Building applications that work well with hand tracking is harder than building for controllers, and developers are still working it out. The control schemes that work well for controllers — analog sticks, multiple buttons, triggers, grip squeeze — don’t translate directly to hand gestures, and trying to map them often produces awkward interactions.

The applications I see succeeding are the ones that redesigned their interaction model from scratch around hand tracking, rather than retrofitting controller-based designs. That’s a significant engineering investment, and most studios haven’t done it. The result is a software ecosystem that’s still controller-first with hand tracking as a sometimes-supported alternative, rather than the other way around.

The tooling is getting better. Meta’s hand tracking SDK added meaningful upgrades through 2025, and Apple’s frameworks for Vision Pro have set a high bar for what’s possible. But there’s a gap between what the platforms can do and what most apps actually implement.

What I’d actually recommend

If you’re buying a headset in mid-2026 and you care about hand tracking, the practical advice is this: it’s now good enough that you should expect it to handle most casual and productivity use cases without controllers. If your primary use case is gaming, fitness, or any application where you’ll be using the headset for hours at a stretch with sustained input, controllers are still the better tool.

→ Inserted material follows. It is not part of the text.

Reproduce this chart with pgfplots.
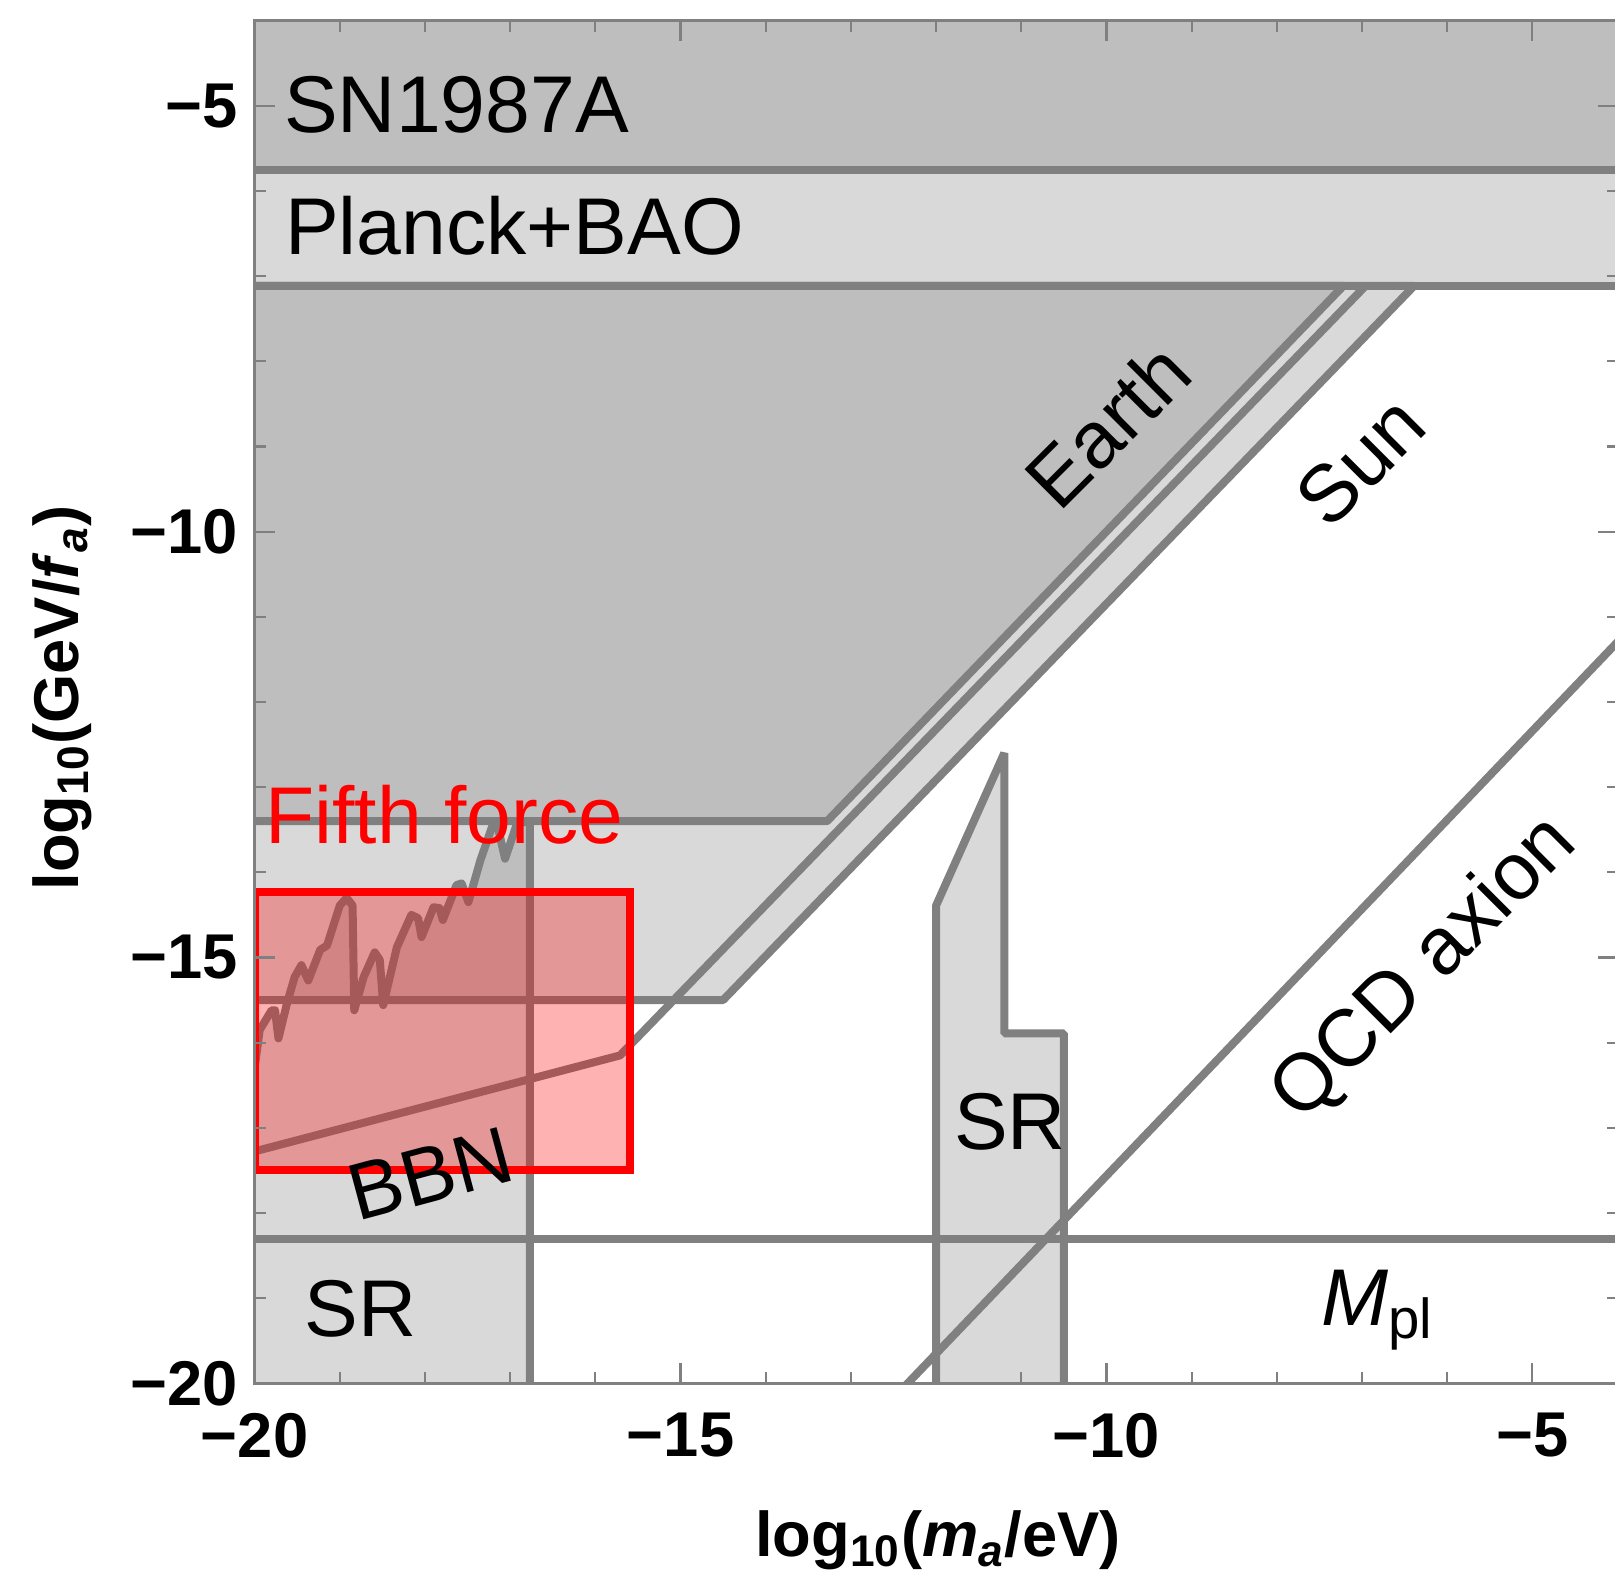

For enterprise deployments — training, design review, remote collaboration — hand tracking is now mature enough to be the default, with controllers available for the specific workflows that need them. Custom enterprise rollouts, the kind that tend to involve custom AI builds and bespoke interaction design, are increasingly the testbed where hand-tracking-first interfaces get refined before flowing back to consumer software.

We’re not at the point where controllers are obsolete. We’re at the point where the conversation has flipped from “is hand tracking usable yet” to “what specific use cases still need controllers.” That’s a real shift, and it happened faster than I expected.